Daphne van der Velden begrüßt diesen personalisierten Ansatz. Van der Velden ist Physiotherapeutin und Hockeyspielerin im Oranje-Rood-Team, Sieger der niederländischen Premier League 2019. „Es hilft einem Trainer, wenn er entscheiden kann, dass es für einen Athleten besser ist, etwas weniger intensiv zu trainieren. Vor allem bei jungen Sportlern, die aus welchen Gründen auch immer unter psychischem Stress leiden, wie z.B. Prüfungsstress oder Stress im Privatleben. Junge Menschen wachsen immer noch, und dieser mentale Druck beeinflusst die Leistungsfähigkeit des Spielers oder Athleten. Mehr Training auf gleichem Niveau kann zu einer Überbelastung führen. Im Moment wird das nicht ausreichend berücksichtigt.”

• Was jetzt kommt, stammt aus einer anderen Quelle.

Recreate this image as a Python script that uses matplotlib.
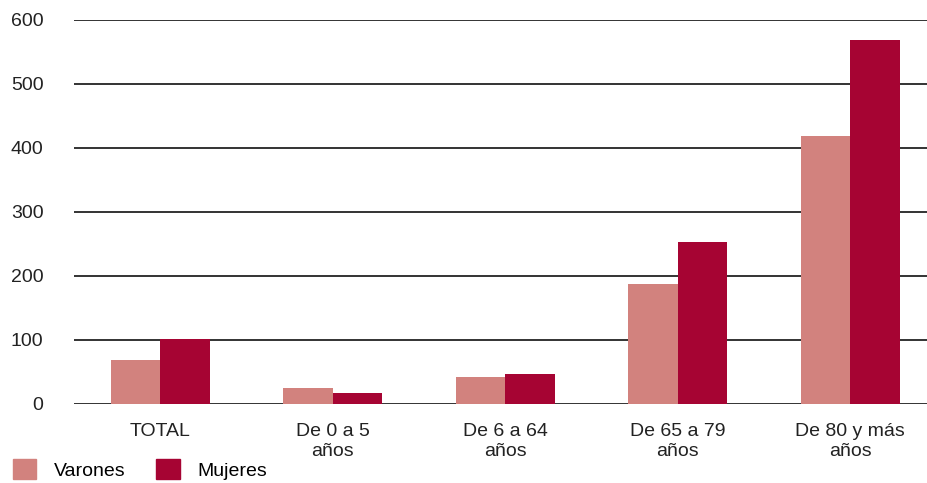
import matplotlib.pyplot as plt
import numpy as np
from matplotlib.patches import Patch

categories = ['TOTAL', 'De 0 a 5\naños', 'De 6 a 64\naños', 'De 65 a 79\naños', 'De 80 y más\naños']
varones = [69, 25, 42, 187, 419]
mujeres = [101, 17, 47, 253, 569]
yticks = [0, 100, 200, 300, 400, 500, 600]

c_var = '#d2827e'
c_muj = '#a60433'

plt.rcParams['font.family'] = ['Liberation Sans', 'DejaVu Sans']

fig = plt.figure(figsize=(9.28, 4.83), dpi=100)
ax = fig.add_axes([0.0797, 0.1636, 0.9203, 0.795])

x = np.arange(len(categories))
w = 0.287
ax.bar(x - w / 2, varones, w, color=c_var, zorder=3)
ax.bar(x + w / 2, mujeres, w, color=c_muj, zorder=3)

ax.set_ylim(0, 600)
ax.set_xlim(-0.5, 4.45)
ax.set_yticks(yticks)
ax.set_yticklabels([str(t) for t in yticks], fontsize=14, color='#222222')
for t in yticks:
    ax.axhline(t, color='#333333', lw=1.4, zorder=1)
ax.set_xticks(x)
ax.set_xticklabels(categories, fontsize=14, color='#222222', linespacing=1.2)
ax.tick_params(axis='both', length=0)
ax.tick_params(axis='y', pad=22)
ax.tick_params(axis='x', pad=14)
for s in ax.spines.values():
    s.set_visible(False)

handles = [Patch(color=c_var, label='Varones'), Patch(color=c_muj, label='Mujeres')]
fig.legend(handles=handles, loc='lower left', bbox_to_anchor=(-0.005, -0.03), ncol=2,
           frameon=False, fontsize=14, handlelength=1.2, handleheight=1.2,
           handletextpad=0.9, columnspacing=1.6)

fig.savefig('out.png', dpi=100)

Sie selbst hatte in der letzten Saison eine Reaktion auf psychischen Stress. „Ich arbeitete dreißig Stunden pro Woche, musste zwanzig Stunden für meinen Master in Sportphysiotherapie lernen, siebenmal trainieren und bei einem Match antreten. Ich hatte alle möglichen Probleme, es war alles zu viel. Etwas musste sich ändern. Den Frieden und die Ruhe zu bekommen, um lernen zu können. Da fing ich an, sechs Stunden weniger zu arbeiten. Die Probleme verschwanden.”
Ein besseres Verständnis dafür, wie der Körper auf Stress reagiert, ist auch für den Sportler selbst wichtig, sagt Van der Velden. „In diesem Sinne bin ich jetzt etwas schlauer und weiß, dass alles im Gleichgewicht sein muss. Ich stelle mir vor, dass einige andere Athleten diese Verbindung nicht herstellen können, aber mit einer solchen Uhr könnten sie es wahrscheinlich.”
Zeitgleich mit dem Sport- und Innovationskongress am 7. Oktober präsentiert imec Nederland die Ergebnisse seiner Arbeit.